Below are a few of my personal experiences (as a student) with this, followed by some (heavily qualified) possible lessons that can be extracted from them.
One of my high school math teachers would do the day's lesson at the board, then give us the remainder of the period to start on the night's homework. People would get going on the homework right away because they knew they could get help immediately if they were getting stuck.
A line of students would form at the teacher's desk as people got into the assignment and needed help. After a while, a second line would also form at my desk. The teacher never even acknowledged that this was happening; neither encouraged it nor interfered, nor even monitored as far as I was able to tell.
As a student, I was often able to understand what another student was confused about when that student asked a question, while the teacher (maybe because of the age/generation difference, or because the teacher was so far temporally from learning it herself that she had forgotten what was confusing about it) misunderstood the student's real question and answered something else.
Some teachers would let me break in and answer the actual question; in other cases, I would have to wait, then pretend to be confused about the same thing but ask it in such a way that the teacher would understand and address the actual source of the confusion.
One other instance I remember is in 8th grade (generally, the school year during which you turn 14, for those unfamiliar with the American system) we had a section of the class that was accelerated. One day we had a substitute who didn't know the material and I taught the lesson to the non-accelerated part of the class since we had seen it a few days previous.
[NOTE: large-ish edit follows, I just realized that some experience from grad school was perhaps more relevant than anything I'd said so far]
Finally, let me relate something from graduate school. I was pursuing a Master's degree in mathematics, and by this time had become reflective enough about education that I started actively observing myself in my interaction with the learning environment. One thing that I observed was that I was never able to keep up with lecture. Another was that mathematics is taught completely backwards from how it is naturally learned (for example: when you are working on a new concept, the first thing that is taught are axioms and definitions; when you are discovering mathematics, you never even think about defining things until you've started to see some significant relationships that you feel need a name, and axioms probably come last). But to return to the point--it hit me very hard one night at a study group that the only natural way for me to learn was to have someone else start asking questions about something that I kind of have some understanding of, at which point I would start to explain it as far as I knew, and then my brain would kick into high gear as it attempted to refine the explanation--at which point I would start actually figuring out the material for real. In theory, this would work if I could convince myself to attempt to explain something to, say, an inanimate object. In practice, the only time I do this is when I see someone struggling with the concept and I start trying to help them.
A proof is in some sense an explanation, and that did work, too.
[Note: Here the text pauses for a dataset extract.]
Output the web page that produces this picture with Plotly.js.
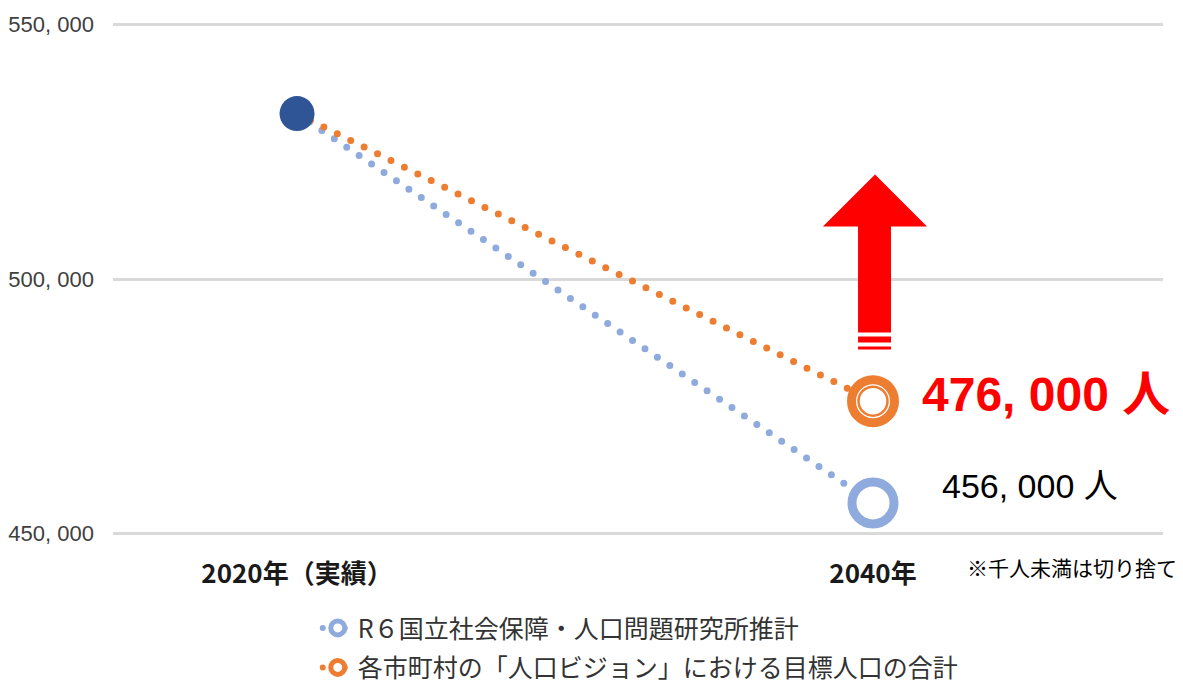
<!DOCTYPE html>
<html>
<head>
<meta charset="utf-8">
<script src="https://cdn.plot.ly/plotly-3.0.1.min.js"></script>
<style>
  html, body { margin: 0; padding: 0; background: #ffffff; }
  #chart { width: 1183px; height: 685px; }
  .scatterlayer .js-line, .legend .js-line { stroke-linecap: round; }
</style>
</head>
<body>
<div id="chart"></div>
<script>
// ---- data ----
const years = [2020, 2040];
const yearLabels = ['2020年（実績）', '2040年'];
const projection = [532500, 456000];   // R6国立社会保障・人口問題研究所推計
const target = [532500, 476000];       // 各市町村の「人口ビジョン」における目標人口の合計
const seriesNames = ['R６国立社会保障・人口問題研究所推計', '各市町村の「人口ビジョン」における目標人口の合計'];
const yTicks = [450000, 500000, 550000];
const note = '※千人未満は切り捨て';

// ---- style ----
const BLUE = '#8FAADC', ORANGE = '#ED7D31', DARK = '#2F5597', RED = '#FF0000';
const LATIN = '"Liberation Sans", Arial, "Noto Sans CJK JP", sans-serif';
const CJK = '"Noto Sans CJK JP", sans-serif';
const fmt = n => String(n).replace(/\B(?=(\d{3})+(?!\d))/g, ', ');
const DOT = '0px,15px';

const traces = [
  { x: years, y: projection, mode: 'lines', showlegend: false, hoverinfo: 'skip',
    line: { color: BLUE, width: 7, dash: DOT } },
  { x: years, y: target, mode: 'lines', showlegend: false, hoverinfo: 'skip',
    line: { color: ORANGE, width: 7, dash: DOT } },
  // 2040 projection ring
  { x: [years[1]], y: [projection[1]], mode: 'markers', showlegend: false, hoverinfo: 'skip',
    marker: { symbol: 'circle', size: 42, color: '#ffffff', line: { color: BLUE, width: 9 } } },
  // 2040 target double ring
  { x: [years[1]], y: [target[1]], mode: 'markers', showlegend: false, hoverinfo: 'skip',
    marker: { symbol: 'circle', size: 43, color: '#ffffff', line: { color: ORANGE, width: 9 } } },
  { x: [years[1]], y: [target[1]], mode: 'markers', showlegend: false, hoverinfo: 'skip',
    marker: { symbol: 'circle', size: 29, color: '#ffffff', line: { color: ORANGE, width: 2.5 } } },
  // 2020 actual
  { x: [years[0]], y: [projection[0]], mode: 'markers', showlegend: false, hoverinfo: 'skip',
    marker: { symbol: 'circle', size: 35, color: DARK, line: { width: 0 } } },
  // legend entries
  { x: [null], y: [null], mode: 'lines+markers', name: seriesNames[0], legendgroup: 'a',
    line: { color: BLUE, width: 6, dash: '0px,11px' },
    marker: { symbol: 'circle', size: 14, color: '#ffffff', line: { color: BLUE, width: 5 } } },
  { x: [null], y: [null], mode: 'lines+markers', name: seriesNames[1], legendgroup: 'b',
    line: { color: ORANGE, width: 6, dash: '0px,11px' },
    marker: { symbol: 'circle', size: 14, color: '#ffffff', line: { color: ORANGE, width: 5 } } }
];

// arrow (data coordinates around the 2040 category)
const arrowPath = [
  'M 2040.07 520530', 'L 2041.875 510314', 'L 2040.625 510314', 'L 2040.625 489489',
  'L 2039.48 489489', 'L 2039.48 510314', 'L 2038.26 510314', 'Z'
].join(' ');

const layout = {
  width: 1183, height: 685,
  margin: { l: 113, r: 20, t: 23, b: 150, autoexpand: false },
  paper_bgcolor: '#ffffff', plot_bgcolor: '#ffffff',
  font: { family: CJK, color: '#333333' },
  xaxis: {
    range: [2013.61, 2050.07], tickvals: years, ticktext: yearLabels,
    showgrid: false, zeroline: false, showline: false, ticks: '',
    ticklabelstandoff: 21,
    tickfont: { family: CJK, size: 26, weight: 'bold', color: '#1a1a1a' }
  },
  yaxis: {
    range: [449700, 550300], tickvals: yTicks, ticktext: yTicks.map(fmt),
    showgrid: true, gridcolor: '#d9d9d9', gridwidth: 3,
    zeroline: false, showline: false, ticks: '', ticklabelstandoff: 18,
    tickfont: { family: LATIN, size: 22, color: '#404040' }
  },
  legend: {
    orientation: 'v', x: 0.195, xanchor: 'left', y: -0.137, yanchor: 'top',
    font: { family: CJK, size: 25, color: '#333333' },
    tracegroupgap: 4, bgcolor: 'rgba(0,0,0,0)'
  },
  shapes: [
    { type: 'path', xref: 'x', yref: 'y', path: arrowPath, fillcolor: RED, line: { width: 0 } },
    { type: 'rect', xref: 'x', yref: 'y', x0: 2039.48, x1: 2040.625, y0: 487525, y1: 488703, fillcolor: RED, line: { width: 0 } },
    { type: 'rect', xref: 'x', yref: 'y', x0: 2039.48, x1: 2040.625, y0: 486149, y1: 486739, fillcolor: RED, line: { width: 0 } }
  ],
  annotations: [
    { x: 2041.63, y: 477400, xref: 'x', yref: 'y', xanchor: 'left', yanchor: 'middle', showarrow: false,
      text: fmt(target[1]) + ' 人', font: { family: LATIN, size: 48, weight: 'bold', color: RED } },
    { x: 2042.33, y: 459330, xref: 'x', yref: 'y', xanchor: 'left', yanchor: 'middle', showarrow: false,
      text: fmt(projection[1]) + ' 人', font: { family: LATIN, size: 34, color: '#000000' } },
    { x: 2043.2, y: -0.0625, xref: 'x', yref: 'paper', xanchor: 'left', yanchor: 'middle', showarrow: false,
      text: note, font: { family: CJK, size: 21, color: '#000000' } }
  ]
};

Plotly.newPlot('chart', traces, layout, { displayModeBar: false, staticPlot: true });
</script>
</body>
</html>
But I had to drag myself to the task of writing a proof, whereas if I could see another human being needing help with it, I would work on it until they dragged me away.
I was one of many people who hit graduate school and suddenly realize that they don't know how to study, because until then nothing had really challenged them. It was a huge breakthrough for me to see that there was a way that I could grapple with the material that was a natural and pleasant experience instead of "why did I think I wanted to pursue a degree in this at all?"-level drudgery.
If there is an overarching generalization to be made about this series of anecdotes with a self-selected mathophile (and obviously there may not be), it might be that peer instruction can happen naturally, if you don't do anything to interfere with it. Another takeaway might be my school-kid observation that the teachers often didn't understand what the kids were asking, while I (another kid) did. This experience was repeated many, many times for me, and not just in math, and I saw other students doing similar things (understanding the asker's question better than the teacher did, I mean). And, the graduate school stuff I mentioned suggest another possibility--there may be kids that only learn when they are explaining. In other words, it's possible that not only is peer instruction appropriate, it's the only optimal way for certain student/subject combinations.